GR: Como você faz para se manter atualizado de todas as novidades da área? É possível decifrar as publicações científicas ou se valem mais dos releases das publicações para entenderem o que foi feito?

RJL: Fazendo o que você disse: lendo as publicações científicas e conversando com cientistas. Os jornalistas têm a grande facilidade de poderem se cadastrar junto às grandes revistas científicas e lerem de graça os artigos de maior impacto. É possível decifrar ao menos o conteúdo principal desses artigos se você tiver uma base boa de ciência no ensino médio e vontade de aprender. Quanto mais você se dedica a entender as questões científicas, mais fácil fica decifrar tais textos.

GR: Com casos de fraudes e outros problemas, você considera que o conhecimento científico pode ser considerado confiável? Por quê? Como não sendo especialista no assunto pode conferir a correção do que é apresentado pelos cientistas? Acha que um cidadão comum tem mecanismos para fazer essa conferência?

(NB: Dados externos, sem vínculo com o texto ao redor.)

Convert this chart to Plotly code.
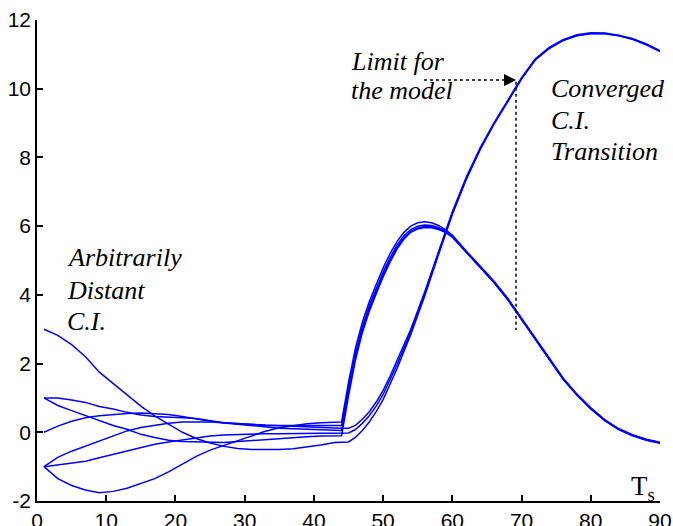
import plotly.graph_objects as go

# ---------------- data ----------------
X_PRE = [1, 3, 5, 7, 9, 11, 13, 15, 17, 19, 21, 23, 25, 27, 29, 31, 33, 35, 37, 39, 41, 43]
X_STEEP = [44, 45, 46, 47, 48, 49, 50, 51, 52, 53, 54, 55, 56, 57, 58, 59, 60,
           62, 64, 66, 68, 70, 72, 74, 76, 78, 80, 82, 84, 86, 88, 90]
X_SLOW = [44, 45, 46, 47, 48, 49, 50, 51, 52, 54, 56, 58, 60, 62, 64, 66, 68,
          70, 72, 74, 76, 78, 80, 82, 84, 86, 88, 90]

A_pre = [3.0, 2.82, 2.55, 2.2, 1.75, 1.42, 1.1, 0.76, 0.48, 0.25, 0.0, -0.18, -0.31, -0.41, -0.47, -0.5, -0.51, -0.5, -0.48, -0.43, -0.37, -0.3]
B_pre = [-1.0, -1.35, -1.55, -1.68, -1.76, -1.72, -1.63, -1.5, -1.35, -1.15, -0.93, -0.7, -0.52, -0.38, -0.24, -0.1, 0.03, 0.13, 0.2, 0.25, 0.28, 0.3]
C_pre = [1.0, 1.0, 0.94, 0.87, 0.75, 0.68, 0.58, 0.5, 0.46, 0.45, 0.42, 0.4, 0.33, 0.28, 0.25, 0.22, 0.2, 0.19, 0.17, 0.15, 0.13, 0.12]
D_pre = [1.0, 0.78, 0.63, 0.49, 0.33, 0.2, 0.09, -0.06, -0.15, -0.23, -0.27, -0.28, -0.3, -0.3, -0.27, -0.24, -0.2, -0.17, -0.15, -0.13, -0.11, -0.1]
E_pre = [0.0, 0.18, 0.32, 0.42, 0.48, 0.52, 0.55, 0.56, 0.55, 0.52, 0.46, 0.38, 0.32, 0.27, 0.23, 0.19, 0.15, 0.12, 0.1, 0.08, 0.06, 0.05]
F_pre = [-1.0, -0.73, -0.55, -0.4, -0.24, -0.1, 0.04, 0.14, 0.21, 0.26, 0.3, 0.31, 0.3, 0.28, 0.25, 0.23, 0.21, 0.2, 0.2, 0.2, 0.2, 0.2]
G_pre = [-1.0, -0.95, -0.9, -0.84, -0.74, -0.64, -0.54, -0.44, -0.35, -0.28, -0.22, -0.16, -0.11, -0.08, -0.06, -0.05, -0.04, -0.04, -0.03, -0.03, -0.03, -0.03]

B_post = [0.3, 1.45, 2.45, 3.2, 3.8, 4.3, 4.78, 5.2, 5.55, 5.82, 6.0, 6.1, 6.13, 6.1, 6.02, 5.9, 5.74, 5.28, 4.85, 4.4, 3.9, 3.32, 2.72, 2.13, 1.58, 1.11, 0.71, 0.37, 0.11, -0.07, -0.2, -0.29]
F_post = [0.2, 1.3, 2.3, 3.07, 3.68, 4.18, 4.66, 5.08, 5.45, 5.72, 5.9, 6.0, 6.03, 6.02, 5.96, 5.86, 5.71, 5.26, 4.83, 4.38, 3.88, 3.3, 2.7, 2.12, 1.56, 1.1, 0.7, 0.36, 0.1, -0.08, -0.21, -0.3]
E_post = [0.05, 1.18, 2.2, 2.98, 3.6, 4.1, 4.58, 5.0, 5.38, 5.66, 5.85, 5.95, 5.99, 5.98, 5.93, 5.84, 5.69, 5.25, 4.82, 4.37, 3.87, 3.29, 2.69, 2.11, 1.55, 1.09, 0.69, 0.35, 0.09, -0.09, -0.22, -0.31]
D_post = [-0.1, 1.05, 2.1, 2.9, 3.52, 4.03, 4.52, 4.95, 5.33, 5.62, 5.82, 5.92, 5.96, 5.95, 5.9, 5.82, 5.68, 5.24, 4.81, 4.36, 3.86, 3.28, 2.68, 2.1, 1.54, 1.08, 0.68, 0.34, 0.08, -0.1, -0.23, -0.32]

C_post = [0.12, 0.12, 0.2, 0.38, 0.6, 0.88, 1.22, 1.63, 2.07, 3.0, 4.08, 5.28, 6.42, 7.42, 8.27, 9.0, 9.66, 10.32, 10.87, 11.2, 11.43, 11.57, 11.63, 11.62, 11.56, 11.46, 11.3, 11.1]
G_post = [-0.03, -0.02, 0.08, 0.26, 0.48, 0.76, 1.1, 1.52, 1.97, 2.93, 4.02, 5.22, 6.38, 7.38, 8.24, 8.98, 9.64, 10.3, 10.85, 11.18, 11.41, 11.55, 11.61, 11.61, 11.55, 11.45, 11.3, 11.1]
A_post = [-0.3, -0.28, -0.15, 0.05, 0.3, 0.6, 0.95, 1.38, 1.85, 2.85, 3.96, 5.17, 6.34, 7.35, 8.22, 8.96, 9.62, 10.28, 10.84, 11.17, 11.4, 11.54, 11.6, 11.6, 11.54, 11.44, 11.28, 11.08]

X_TICKS = [0, 10, 20, 30, 40, 50, 60, 70, 80, 90]
Y_TICKS = [-2, 0, 2, 4, 6, 8, 10, 12]
Y_TICK_TEXT = ["-2", "0", "2", "4", "6", "8", "10", "12"]

LIMIT_X = 69.2
LIMIT_Y_TOP = 10.2
LIMIT_Y_BOTTOM = 2.98
ARROW_Y = 10.25
ARROW_X_START = 55.9

# ---------------- figure ----------------
W, H = 673, 526
ML, MR, MT, MB = 37, 13, 20, 25
X_RANGE = [0, 90]
Y_RANGE = [-2, 12]

def px2x(px):
    return X_RANGE[0] + (px - ML) / (W - ML - MR) * (X_RANGE[1] - X_RANGE[0])

def py2y(py):
    return Y_RANGE[1] - (py - MT) / (H - MT - MB) * (Y_RANGE[1] - Y_RANGE[0])

BLUE = "#0000ff"
fig = go.Figure()

curves = [
    (A_pre, X_SLOW, A_post),
    (B_pre, X_STEEP, B_post),
    (C_pre, X_SLOW, C_post),
    (D_pre, X_STEEP, D_post),
    (E_pre, X_STEEP, E_post),
    (F_pre, X_STEEP, F_post),
    (G_pre, X_SLOW, G_post),
]
for pre, xpost, post in curves:
    fig.add_trace(go.Scatter(x=X_PRE + xpost, y=pre + post, mode="lines",
                             line=dict(color=BLUE, width=1.5), hoverinfo="skip",
                             showlegend=False))

# dotted limit lines
fig.add_trace(go.Scatter(x=[LIMIT_X, LIMIT_X], y=[LIMIT_Y_TOP, LIMIT_Y_BOTTOM], mode="lines",
                         line=dict(color="black", width=1.5, dash="dot"), showlegend=False))
fig.add_trace(go.Scatter(x=[ARROW_X_START, LIMIT_X - 0.8], y=[ARROW_Y, ARROW_Y], mode="lines",
                         line=dict(color="black", width=1.5, dash="dot"), showlegend=False))

SERIF = "Liberation Serif"
serif = dict(family=SERIF, size=26, color="black")
annos = []
def label(text, px, py):
    annos.append(dict(x=px2x(px), y=py2y(py), xref="x", yref="y", text="<i>" + text + "</i>",
                      showarrow=False, xanchor="left", yanchor="middle",
                      font=serif, borderpad=0))

label("Arbitrarily", 66, 257)
label("Distant", 66, 290)
label("C.I.", 66, 321)
label("Limit for", 350, 61)
label("the model", 350, 90)
label("Converged", 550, 88)
label("C.I.", 550, 120)
label("Transition", 550, 151)

annos.append(dict(x=LIMIT_X, y=ARROW_Y, xref="x", yref="y", text="", showarrow=True,
                  arrowhead=2, arrowsize=1.6, arrowwidth=1.5, arrowcolor="black",
                  ax=-12, ay=0))
annos.append(dict(x=(657 - ML) / (W - ML - MR), y=0, xref="paper", yref="paper",
                  text="T<sub>s</sub>", showarrow=False, xanchor="right", yanchor="bottom",
                  yshift=-6, font=dict(family=SERIF, size=27, color="black")))

tickfont = dict(family="Liberation Sans", size=21, color="black")
fig.update_layout(
    template="none",
    width=W, height=H,
    margin=dict(l=ML, r=MR, t=MT, b=MB),
    paper_bgcolor="white", plot_bgcolor="white",
    annotations=annos,
    xaxis=dict(range=X_RANGE, tickvals=X_TICKS, ticks="inside", ticklen=6, tickwidth=1.5,
               tickcolor="black", showline=True, linecolor="black", linewidth=1.5,
               showgrid=False, zeroline=False, tickfont=tickfont, automargin=False),
    yaxis=dict(range=Y_RANGE, tickvals=Y_TICKS, ticktext=Y_TICK_TEXT, ticks="inside",
               ticklen=6, tickwidth=1.5, tickcolor="black", showline=True,
               linecolor="black", linewidth=1.5, showgrid=False, zeroline=False,
               tickfont=tickfont, automargin=False),
)

fig.write_html("out.html")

RJL: De fato, é um conhecimento que não pode ser seguido cegamente -- mas isso vale para qualquer outro tipo de conhecimento. O importante é o sistema de autocorreção da ciência, em que resultados precisam ser replicados por outros pesquisadores para valer, e todos querem tentar achar as fraquezas nos dados e no raciocínio dos outros. Há uma certa seleção natural. Sobre não ser especialista: até aí, também dentro das ciências a especialização é tamanha que pouca gente seria capaz de se considerar expert em tudo. Creio que o importante é tentar entender o grande quadro teórico no qual uma pesquisa se insere, ver se há coerência dentro dele, e sempre ter em mente que aquele resultado é provisório. O mesmo vale para o cidadão comum: ele tem de estar ciente sobre como a ciência é provisória e tomar decisões com base nisso, inclusive não subordinando absolutamente políticas e diretrizes éticas apenas aos dados da ciência, embora recebendo o input dela.

GR: Qual a importância do conhecimento de ciências na vida do cidadão comum? E do jornalismo de ciências?

RJL: Claro que a inovação tecnológica e o crescimento econômico hoje dependem da ciência. Desafios éticos estão por todo o lado nas ciências da vida modernas. Mas o mais importante, creio, é a ampliação dos horizontes humanos que a ciência proporciona, e é isso que todos nós podemos e devemos ter em mente. Pro jornalista da área, além de ser uma ferramenta básica, o conhecimento de ciências é a principal arma para fomentar uma sociedade que entenda melhor o Universo e a si mesmo. E isso não tem preço.